Hi, Niwa-san.
On 2011/03/02 15:30, Ryosuke Niwa wrote:
On Tue, Mar 1, 2011 at 5:18 PM, Makoto Kato <[email protected]
<mailto:[email protected]>> wrote:
On Safari 5, even if textbox has IME composition string, text into
textbox can be replaced by DOM/script. But other browser's
behaviors are different, and this is no specification when textbox
has composition string. Although IE, Chrome and Opera keep
composition string after value is replaced by DOM, each behavior
is different.
This is the result for this test on each browsers. When textbox
has IME composition string such as ABCDEFG, then script
(textbox.value = "123";) is called, textbox becomes...
1. "123ABCDEFG" (ABCDEFG keeps composition state and caret is
after G).
2. "123" (composition string is removed).
3. "ABCDEFG" (ABCDEFG keeps composition state and caret is after G).

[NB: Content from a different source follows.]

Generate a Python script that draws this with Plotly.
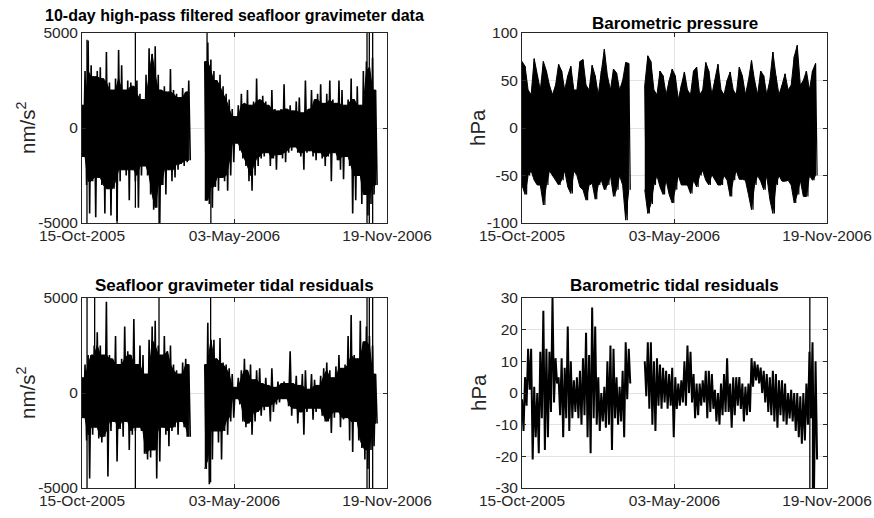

Which behavior is right? 1 is Opera 11, 2 is Safari 5, and 3 is
Chrome 10 and IE9.
You must have tested Chrome improperly. We currently have a bug in
Chrome. To see the bug, open the attached test and type "nihao" with
Chinese IME on Windows or Mac. Then press down array key. The text
is replaced by henhao but "henha" is still marked and looks as if I'm
compositing "henha" but if I continue to type "ma" still with IME,
then I observe that "henhaomao" is shown inside the input element.
Once this bug is fixed, Chrome's behavior should match that of Safari 5.

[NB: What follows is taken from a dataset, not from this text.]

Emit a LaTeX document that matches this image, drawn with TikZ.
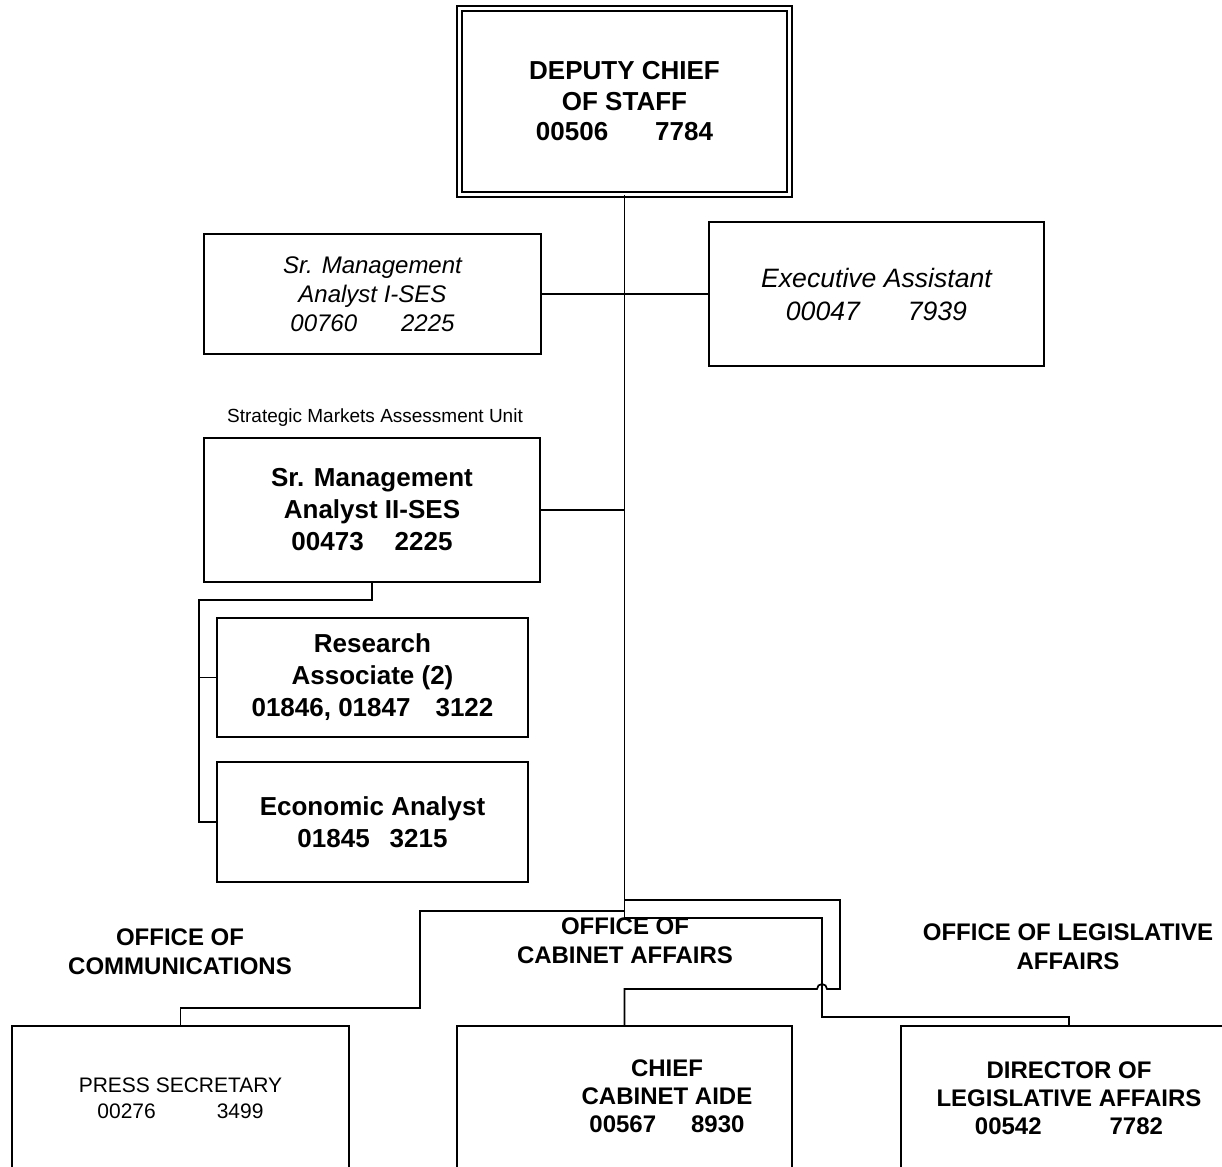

Do you think Safari's way (ex. 2) is right? I found some bugs on
Chrome (and IE and Opera) when I test this, but I am not interesting
about bugs.
It is confused that each Web browser is different behavior for this .
This is not good as interoperability. So I would like to decide the
right behavior/specification when textbox.value = 'x'; that it has
composition string.
Also, some people says that it should not be canceled/removed even if
value is changed by DOM. Because composition string is un-committed string.
Niwa-san and folks, how do you think right design for this situation??